[CR]NAHBS pictures

(Example: Racing:Beryl Burton)

From: =?iso-8859-1?Q?Emily=20O'Brien?= <emilyonwheels@emilysdomain.org>
To: classicrendezvous@bikelist.org, "" <classicrendezvous@bikelist.org>
Date: Mon, 11 Feb 2008 17:00:43 +0000
Subject: [CR]NAHBS pictures

Speaking of impressive wood bicycles, check this one out:

http://www.leevalley.com/newsletters/Woodworking/2/3/article1.htm

In looking at the pictures from NAHBS, I felt that there were a lot of bikes there where the builder was trying to sculpt an idea, a concept, rather than build a bike. They were building something that conjures an image and makes you feel a certain way to look at it, not something that's really going to be ridden. A good example was the white fixed gear with integrated handlebars/stem and an integrated brake lever. The way that lever is positioned, it would be practically unusable; the bar is rectangular, and if you were actually squeezing the lever, the corner would be digging into your hand, not to mention the weight you'd be putting on it if you were actually decelerating. The cable for the brake was routed through the bar and out through a tiny hole in the underside of the stem, where it comes out and goes straight down. Any tension in it at all, and you've got a 90-degree kink in the cable. It'll fray quickly and it won't return easily by the time you've used it a couple of times. But the overall effect of the bike was certainly a dramatic representation of fixed gear street culture, or something like that. There were others that seemed like similar "conceptual" designs of track/street fixie bikes, commuters/cruisers, cargo bikes, etc. Lots of neat looking features, but designed more as ridable sculpture to evoke an emotion or association than as a utilitarian vehicle built to a particular purpose but with a beautiful aesthetic. There seemed to be a lot of "problem solving" in the sense of looking too hard for problems to solve. There was also a lot of what I'd call excessive integration, where the builder is trying so hard for a completely integrated, unified bike that a rider would have no options if something broke, if their needs changed, or if they just wanted to try out a different rack/handlebar/lever/brake/crank/drivetrain/shifter/whatever.

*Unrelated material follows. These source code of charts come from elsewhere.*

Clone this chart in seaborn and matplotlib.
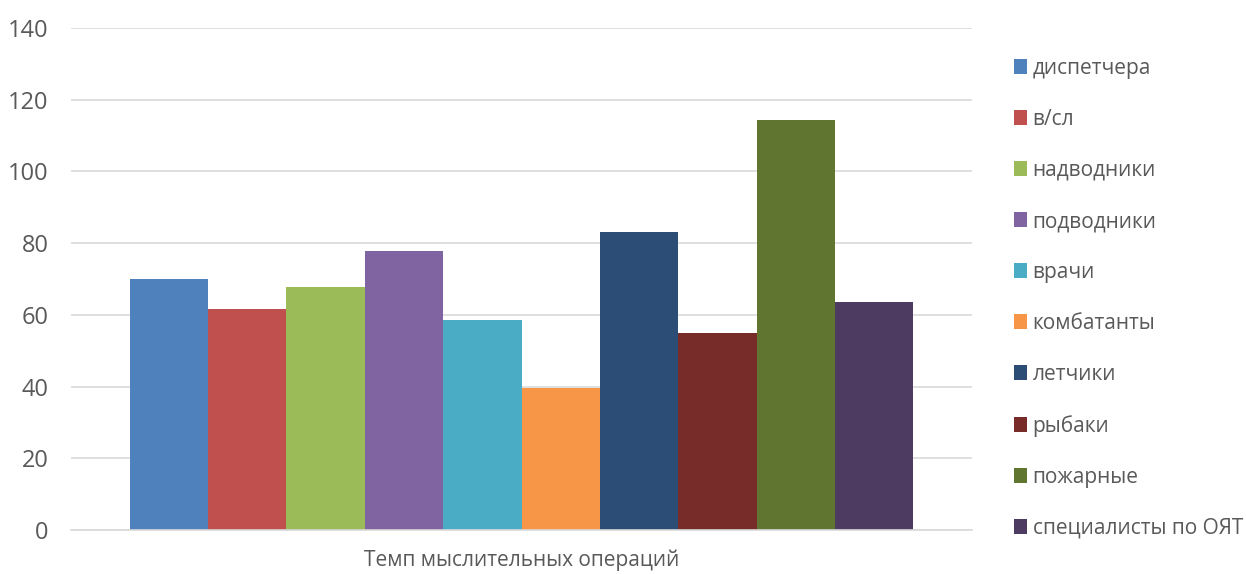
import matplotlib
matplotlib.use("Agg")
import matplotlib.pyplot as plt
import seaborn as sns
import pandas as pd
from matplotlib.patches import Patch

groups = ["диспетчера", "в/сл", "надводники", "подводники", "врачи",
          "комбатанты", "летчики", "рыбаки", "пожарные", "специалисты по ОЯТ"]
values = [70, 61.7, 67.8, 77.8, 58.6, 39.5, 83.2, 54.9, 114.4, 63.7]
category = "Темп мыслительных операций"
colors = ["#4F81BD", "#C0504D", "#9BBB59", "#8064A2", "#4BACC6",
          "#F79646", "#2C4D75", "#772C2A", "#5F7530", "#4D3B62"]
yticks = [0, 20, 40, 60, 80, 100, 120, 140]

sns.set_theme(style="white")
plt.rcParams['font.family'] = ['Open Sans', 'DejaVu Sans']

df = pd.DataFrame({"cat": [category] * len(groups), "group": groups, "value": values})

fig = plt.figure(figsize=(12.46, 5.74), dpi=100)
ax = fig.add_axes([71 / 1246, 1 - 530 / 574, 901 / 1246, 502 / 574])

sns.barplot(data=df, x="cat", y="value", hue="group", hue_order=groups,
            palette=colors, saturation=1, width=0.87, ax=ax, legend=False,
            edgecolor="none", linewidth=0)

ax.set_xlim(-0.5, 0.5)
ax.set_ylim(0, 140)
ax.set_yticks(yticks)
ax.set_yticklabels([str(t) for t in yticks])
ax.yaxis.grid(True, color="#D9D9D9", linewidth=1.2)
ax.set_axisbelow(True)
for s in ["top", "right", "left"]:
    ax.spines[s].set_visible(False)
ax.spines["bottom"].set_color("#D9D9D9")
ax.spines["bottom"].set_linewidth(1.2)
ax.tick_params(axis="y", length=0, pad=16, labelsize=17, labelcolor="#595959")
ax.tick_params(axis="x", length=0, pad=14, labelsize=15, labelcolor="#595959")
ax.set_xlabel("")
ax.set_ylabel("")

handles = [Patch(facecolor=c, edgecolor="none") for c in colors]
fig.legend(handles, groups, loc="upper left", bbox_to_anchor=(1014 / 1246, 1 - 58 / 574),
           frameon=False, fontsize=15, labelcolor="#595959",
           handlelength=0.6, handleheight=0.7, handletextpad=0.3,
           labelspacing=1.44, borderaxespad=0, borderpad=0)

fig.savefig("out.png", dpi=100)
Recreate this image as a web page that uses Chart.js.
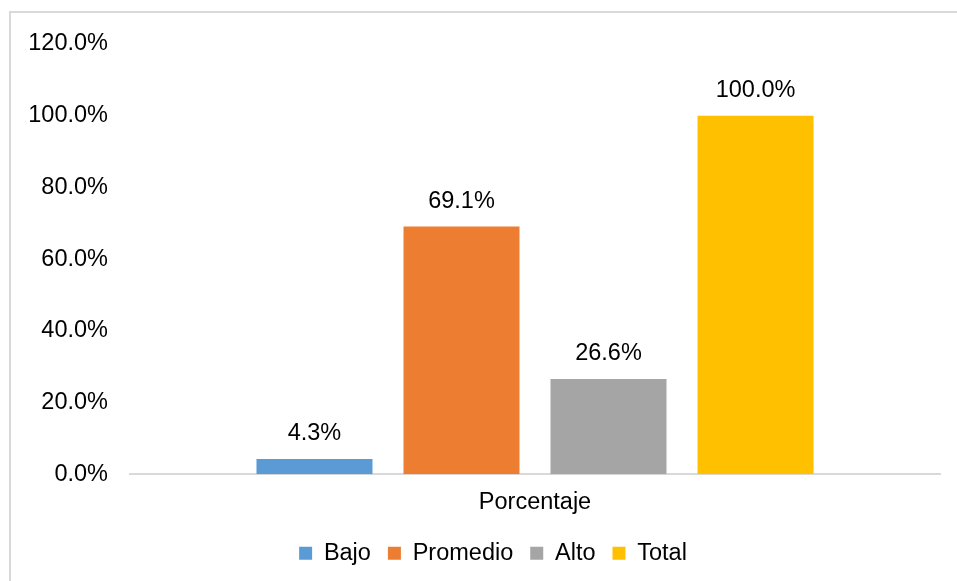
<!DOCTYPE html>
<html>
<head>
<meta charset="utf-8">
<script src="https://cdn.jsdelivr.net/npm/chart.js@4.4.0/dist/chart.umd.min.js"></script>
<style>
  html, body { margin: 0; padding: 0; background: #fff; overflow: hidden; }
  #frame {
    position: absolute; left: 9px; top: 11px; width: 990px; height: 620px;
    border: 2px solid #d9d9d9; box-sizing: border-box;
  }
  #wrap { position: absolute; left: 0; top: 0; width: 957px; height: 581px; }
</style>
</head>
<body>
<div id="frame"></div>
<div id="wrap"><canvas id="chart"></canvas></div>
<script>
// Chart data
const categories = ['Porcentaje'];
const seriesNames = ['Bajo', 'Promedio', 'Alto', 'Total'];
const seriesValues = [[4.3], [69.1], [26.6], [100.0]];
const seriesColors = ['#5B9BD5', '#ED7D31', '#A5A5A5', '#FFC000'];
const yTicks = [0, 20, 40, 60, 80, 100, 120];

const FONT = 'Liberation Sans, Arial, sans-serif';
const FONT_SIZE = 23.5;

// draws the value above each bar
const valueLabels = {
    id: 'valueLabels',
    afterDatasetsDraw(chart) {
        const ctx = chart.ctx;
        ctx.save();
        ctx.font = FONT_SIZE + 'px ' + FONT;
        ctx.fillStyle = '#000';
        ctx.textAlign = 'center';
        ctx.textBaseline = 'alphabetic';
        chart.data.datasets.forEach((ds, i) => {
            chart.getDatasetMeta(i).data.forEach((bar, j) => {
                ctx.fillText(ds.data[j].toFixed(1) + '%', bar.x, bar.y - 19);
            });
        });
        ctx.restore();
    }
};

// legend sits a bit right of the canvas centre, like the original
const legendShift = {
    id: 'legendShift',
    afterLayout(chart) {
        chart.legend.left += 9;
        chart.legend.right += 9;
    }
};

const datasets = seriesNames.map((name, i) => ({
    label: name,
    data: seriesValues[i],
    backgroundColor: seriesColors[i],
    borderWidth: 0,
    categoryPercentage: 0.726,
    barPercentage: 0.789
}));

new Chart(document.getElementById('chart'), {
    type: 'bar',
    data: { labels: categories, datasets: datasets },
    plugins: [valueLabels, legendShift],
    options: {
        responsive: true,
        maintainAspectRatio: false,
        animation: false,
        layout: { padding: { left: 28, right: 17, top: 44, bottom: 6 } },
        plugins: {
            tooltip: { enabled: false },
            legend: {
                position: 'bottom',
                labels: {
                    font: { family: FONT, size: FONT_SIZE },
                    color: '#000',
                    boxWidth: 13,
                    boxHeight: 13,
                    padding: 17
                }
            }
        },
        scales: {
            x: {
                grid: { display: false },
                border: { display: true, color: '#d9d9d9', width: 2 },
                afterFit: axis => { axis.height += 2; },
                ticks: { font: { family: FONT, size: FONT_SIZE }, color: '#000', padding: 6 }
            },
            y: {
                min: 0,
                max: 120,
                afterBuildTicks: axis => { axis.ticks = yTicks.map(v => ({ value: v })); },
                afterFit: axis => { axis.width = 102; },
                grid: { display: false },
                border: { display: false },
                ticks: {
                    font: { family: FONT, size: FONT_SIZE },
                    color: '#000',
                    padding: 14,
                    callback: v => v.toFixed(1) + '%'
                }
            }
        }
    }
});
</script>
</body>
</html>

But I don't mean mean to be completely curmudgeonly about it; there was a lot of really neat stuff, and a lot of really interesting ideas that have real potential. And even if it's not always my cup of tea, I applaud the principle of an extravagant paint job and excessive decoration (although some of the ornate lugs people did really weren't even graceful shapes, which sort of defeats the whole point of making them fancy, IMHO).

Thanks for the pictures, in any case!